Accuracy: ~0.6793 (vs. Baseline ~0.5136)
Precision (Up): ~0.6919
Recall (Up): ~0.6772
F1-Score (Up): ~0.6845
AUC-ROC: ~0.7524
Confusion Matrix: [[122 57] / [ 61 128]]

Interpretation:

These results show a clear improvement over random chance and the baseline of simply predicting the majority class. The model achieved ~68% accuracy in predicting the 7-day direction over the rolling test period. Precision and Recall are reasonably balanced (around 68-69%), indicating the model identifies ‘Up’ moves moderately well without excessively predicting ‘Up’ incorrectly. The AUC of ~0.75 suggests a decent discriminatory ability. While not perfect, these results indicate that the combination of selected features, the Random Forest model, and the rolling approach captured a statistically significant predictive signal in the historical data tested.

4. How to Use the Code

Install Prerequisites: Ensure Python, pandas, numpy, yfinance, matplotlib, seaborn, scikit-learn, and crucially, TA-Lib (C library + Python wrapper) are installed.
Save: Save the complete code as a Python file (e.g., rolling_rf_btc.py).
Configure: Modify settings like TICKER, START_DATE, TRAINING_WINDOW_DAYS, PREDICTION_HORIZON, or Random Forest parameters if desired.
Run: Execute from your terminal: python rolling_rf_btc.py. It will take some time as the model retrains repeatedly.
Analyze: Review the printed metrics and the confusion matrix plot. Compare accuracy to the baseline. Assess if the Precision/Recall/F1/AUC meet your requirements for considering a signal potentially useful.

5. Limitations and Conclusion

Historical Performance: Success on past data doesn’t guarantee future results. Markets change.
Not a Trading Strategy: This analyzes predictive accuracy ONLY. It lacks entry/exit rules, risk management, cost simulation, etc.
Need for Tuning/Testing: Results depend heavily on the chosen features, hyperparameters, and time period.
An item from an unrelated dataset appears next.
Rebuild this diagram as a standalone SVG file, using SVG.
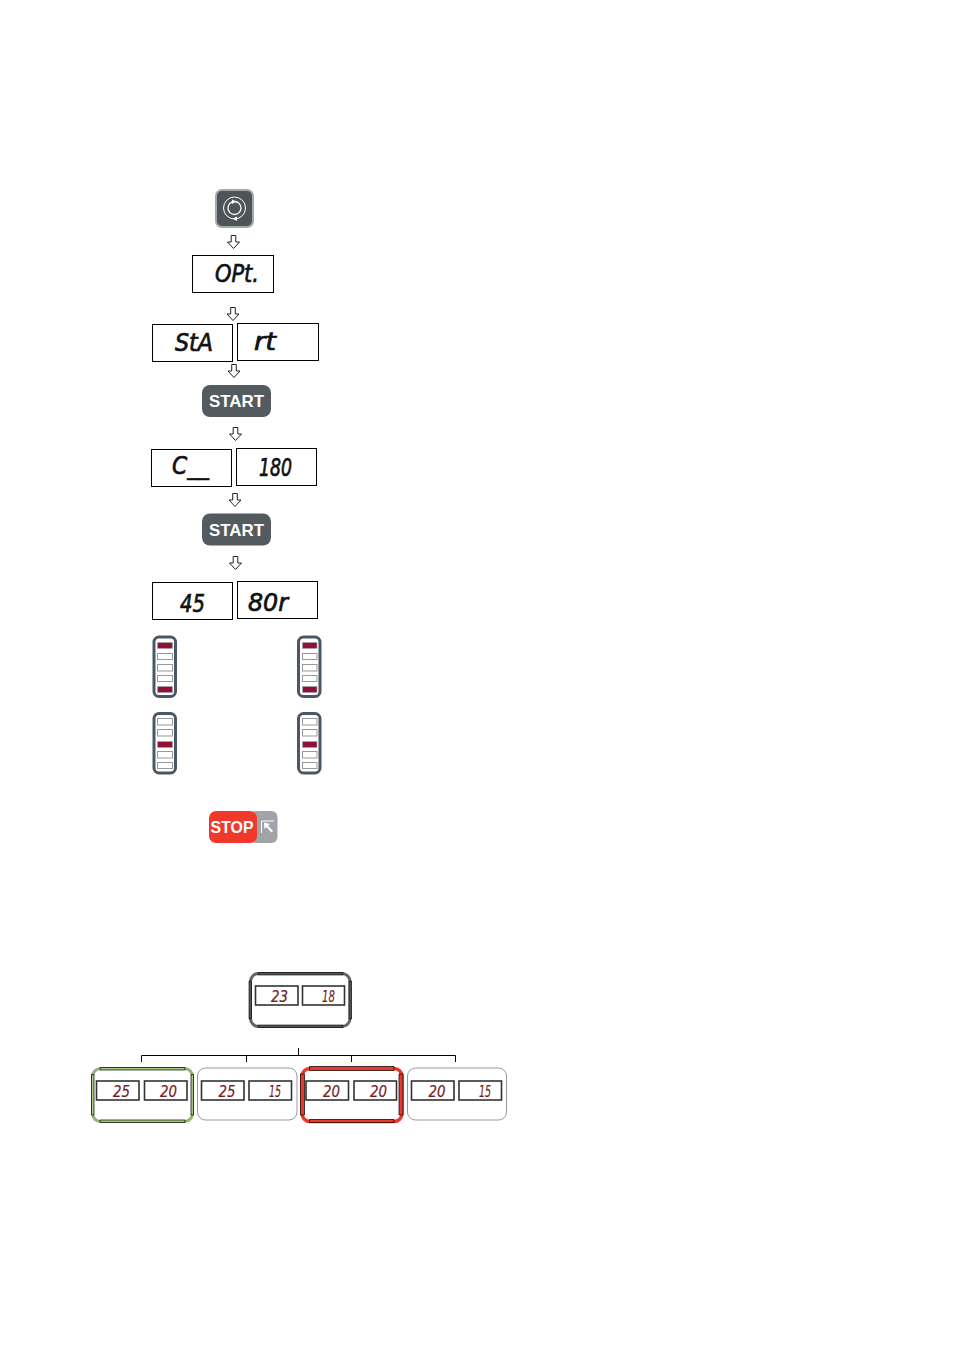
<svg xmlns="http://www.w3.org/2000/svg" width="954" height="1350" viewBox="0 0 954 1350">
<style>
.d{fill:#fff;stroke:#000;stroke-width:1}
.t{font-family:"DejaVu Sans",sans-serif;font-style:italic;font-size:24px;fill:#111;stroke:#111;stroke-width:.7}
.b{fill:#545b5f}
.bt{font-family:"Liberation Sans",sans-serif;font-weight:bold;font-size:16.500px;fill:#fff}
.bar{fill:#fff;stroke:#4a5866;stroke-width:3}
.c{fill:#fff;stroke:#999;stroke-width:1}
.on{fill:#8e1238;stroke:#a9a9a9;stroke-width:.6}
.i{fill:#fff;stroke:#333;stroke-width:1.6}
.s{font-family:"DejaVu Sans",sans-serif;font-style:italic;font-size:16px;fill:#7a1a1a;stroke:#5a1a1a;stroke-width:.2}
.w{fill:#fff;stroke:#999;stroke-width:1}
.l{fill:none;stroke:#000;stroke-width:1}
</style>
<defs>
<path id="ar" d="M-2.300,-6.500H2.300V0H6L0,6.500L-6,0H-2.300Z" fill="#fff" stroke="#222" stroke-width="1"/>
</defs>
<g id="connectors">
<use href="#ar" x="233.500" y="242"/>
<use href="#ar" x="233" y="314"/>
<use href="#ar" x="234" y="371"/>
<use href="#ar" x="235.500" y="434"/>
<use href="#ar" x="235" y="500"/>
<use href="#ar" x="235.500" y="563"/>
<path class="l" d="M298.500,1048V1055.500M141.500,1062V1055.500H455.500V1062M246.500,1055.500V1062M351.500,1055.500V1062"/>
</g>
<g id="rotate-button">
<rect x="216" y="190" width="37" height="37" rx="6" fill="#4e5559" stroke="#a3a8aa" stroke-width="2"/>
<circle cx="234.500" cy="208" r="11" fill="none" stroke="#fff" stroke-width="1"/>
<circle cx="234.500" cy="208" r="6.500" fill="none" stroke="#fff" stroke-width="1.300"/>
<path d="M232,199.500L236,201.500L232,204Z M237,216.500L233,218.500L237,221Z" fill="#fff"/>
</g>
<g id="disp-opt"><rect class="d" x="192.500" y="255.500" width="81" height="37"/><text class="t" x="215" y="282" textLength="44" lengthAdjust="spacingAndGlyphs">OPt.</text></g>
<g id="disp-sta"><rect class="d" x="152.500" y="324.500" width="80" height="37"/><text class="t" x="175" y="351" textLength="38" lengthAdjust="spacingAndGlyphs">StA</text></g>
<g id="disp-rt"><rect class="d" x="237.500" y="323.500" width="81" height="37"/><text class="t" x="254" y="350" textLength="22" lengthAdjust="spacingAndGlyphs">rt</text></g>
<g id="start-1"><rect class="b" x="202" y="385" width="69" height="32" rx="8"/><text class="bt" x="209" y="407" textLength="55" lengthAdjust="spacingAndGlyphs">START</text></g>
<g id="disp-c"><rect class="d" x="151.500" y="449.500" width="80" height="37"/><text class="t" x="172" y="474" textLength="37" lengthAdjust="spacingAndGlyphs">C__</text></g>
<g id="disp-180"><rect class="d" x="236.500" y="448.500" width="80" height="37"/><text class="t" x="259" y="476" textLength="33" lengthAdjust="spacingAndGlyphs">180</text></g>
<g id="start-2"><rect class="b" x="202" y="513.500" width="69" height="32" rx="8"/><text class="bt" x="209" y="535.500" textLength="55" lengthAdjust="spacingAndGlyphs">START</text></g>
<g id="disp-45"><rect class="d" x="152.500" y="582.500" width="80" height="37"/><text class="t" x="180" y="612" textLength="25" lengthAdjust="spacingAndGlyphs">45</text></g>
<g id="disp-80r"><rect class="d" x="237.500" y="581.500" width="80" height="37"/><text class="t" x="248" y="611" textLength="40" lengthAdjust="spacingAndGlyphs">80r</text></g>
<g id="bar-1"><rect class="bar" x="154" y="637" width="21.500" height="59.500" rx="5"/><rect class="on" x="157.500" y="642.500" width="15" height="6"/><rect class="c" x="157.500" y="653.500" width="15" height="6"/><rect class="c" x="157.500" y="664.500" width="15" height="6.500"/><rect class="c" x="157.500" y="675.500" width="15" height="6"/><rect class="on" x="157.500" y="686.500" width="15" height="6"/></g>
<g id="bar-2"><rect class="bar" x="298.500" y="637" width="21.500" height="59.500" rx="5"/><rect class="on" x="302.500" y="642.500" width="14.500" height="6"/><rect class="c" x="302.500" y="653.500" width="14.500" height="6"/><rect class="c" x="302.500" y="664.500" width="14.500" height="6.500"/><rect class="c" x="302.500" y="675.500" width="14.500" height="6"/><rect class="on" x="302.500" y="686.500" width="14.500" height="6"/></g>
<g id="bar-3"><rect class="bar" x="154" y="713.500" width="21.500" height="59.500" rx="5"/><rect class="c" x="157.500" y="718.500" width="15" height="6.500"/><rect class="c" x="157.500" y="729.500" width="15" height="6.500"/><rect class="on" x="157.500" y="741.500" width="15" height="6"/><rect class="c" x="157.500" y="751.500" width="15" height="6.500"/><rect class="c" x="157.500" y="762.500" width="15" height="6"/></g>
<g id="bar-4"><rect class="bar" x="298.500" y="713.500" width="21.500" height="59.500" rx="5"/><rect class="c" x="302.500" y="718.500" width="14.500" height="6.500"/><rect class="c" x="302.500" y="729.500" width="14.500" height="6.500"/><rect class="on" x="302.500" y="741.500" width="14.500" height="6"/><rect class="c" x="302.500" y="751.500" width="14.500" height="6.500"/><rect class="c" x="302.500" y="762.500" width="14.500" height="6"/></g>
<g id="stop">
<rect x="250" y="811" width="27.500" height="32" rx="6" fill="#a0a4a8"/>
<rect x="209" y="811" width="48" height="32" rx="7" fill="#f1392b"/>
<path d="M261.500,833V821H274" fill="none" stroke="#fff" stroke-width="1"/>
<path d="M264,822.500L270,824L268,825.500L273,831L271.500,832.500L266.500,827L264.500,829Z" fill="#fff"/>
<text class="bt" x="210.500" y="832.500" textLength="43" lengthAdjust="spacingAndGlyphs">STOP</text>
</g>
<g id="panel-top">
<rect x="250.500" y="973.500" width="99.500" height="53" rx="8" fill="#fff" stroke="#666" stroke-width="3"/>
<path d="M258,972.500H343V975H258ZM258,1025H343V1027.500H258ZM249,981H251.500V1019H249ZM349,981H351.500V1019H349Z" fill="#555" stroke="#000" stroke-width=".6"/>
<rect class="i" x="255.500" y="986" width="42.500" height="19"/><text class="s" x="271" y="1001.500" textLength="17" lengthAdjust="spacingAndGlyphs">23</text>
<rect class="i" x="302.500" y="986" width="42" height="19"/><text class="s" x="322" y="1001.500" textLength="13" lengthAdjust="spacingAndGlyphs">18</text>
</g>
<g id="panel-green">
<rect x="92.500" y="1068.500" width="100" height="53" rx="8" fill="#fff" stroke="#8cb870" stroke-width="3"/>
<path d="M100,1067.500H185V1070H100ZM100,1120H185V1122.500H100ZM91.500,1074.500H94V1115H91.500ZM191,1074.500H193.500V1115H191Z" fill="#a3cc80" stroke="#000" stroke-width=".7"/>
<rect class="i" x="96.500" y="1081" width="42.500" height="19"/><text class="s" x="113" y="1096.500" textLength="17" lengthAdjust="spacingAndGlyphs">25</text>
<rect class="i" x="144.500" y="1081" width="42.500" height="19"/><text class="s" x="160" y="1096.500" textLength="17" lengthAdjust="spacingAndGlyphs">20</text>
</g>
<g id="panel-grey-1">
<rect class="w" x="197.500" y="1068" width="99.500" height="52" rx="8"/>
<rect class="i" x="201.500" y="1081" width="42.500" height="19"/><text class="s" x="218.500" y="1096.500" textLength="17" lengthAdjust="spacingAndGlyphs">25</text>
<rect class="i" x="249" y="1081" width="42.500" height="19"/><text class="s" x="269" y="1096.500" textLength="12" lengthAdjust="spacingAndGlyphs">15</text>
</g>
<g id="panel-red">
<rect x="302" y="1068.500" width="100" height="53" rx="8" fill="#fff" stroke="#e8392a" stroke-width="3.500"/>
<path d="M309.500,1066.500H394V1070.500H309.500ZM309.500,1119.500H394V1122.500H309.500ZM300.500,1074H304.500V1115H300.500ZM399,1074H403V1115H399Z" fill="#e8392a" stroke="#000" stroke-width=".7"/>
<rect class="i" x="306" y="1081" width="42.500" height="19"/><text class="s" x="323" y="1096.500" textLength="17" lengthAdjust="spacingAndGlyphs">20</text>
<rect class="i" x="354" y="1081" width="42.500" height="19"/><text class="s" x="370" y="1096.500" textLength="17" lengthAdjust="spacingAndGlyphs">20</text>
</g>
<g id="panel-grey-2">
<rect class="w" x="407.500" y="1068" width="99" height="52" rx="8"/>
<rect class="i" x="411.500" y="1081" width="42.500" height="19"/><text class="s" x="428.500" y="1096.500" textLength="17" lengthAdjust="spacingAndGlyphs">20</text>
<rect class="i" x="459" y="1081" width="42.500" height="19"/><text class="s" x="479" y="1096.500" textLength="12" lengthAdjust="spacingAndGlyphs">15</text>
</g>
</svg>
Extensive testing and tuning are required for any real application.
Feature Stability: The selected TOP_FEATURES might lose predictive power over time.

In conclusion, this script provides a robust framework for evaluating the predictive power of technical indicators for Bitcoin’s weekly direction using a Random Forest model and a realistic rolling forecast method. The results achieved (~68% accuracy, ~0.75 AUC historically) demonstrate a potential edge worthy of further investigation, but require critical interpretation and significant further development before any practical trading application.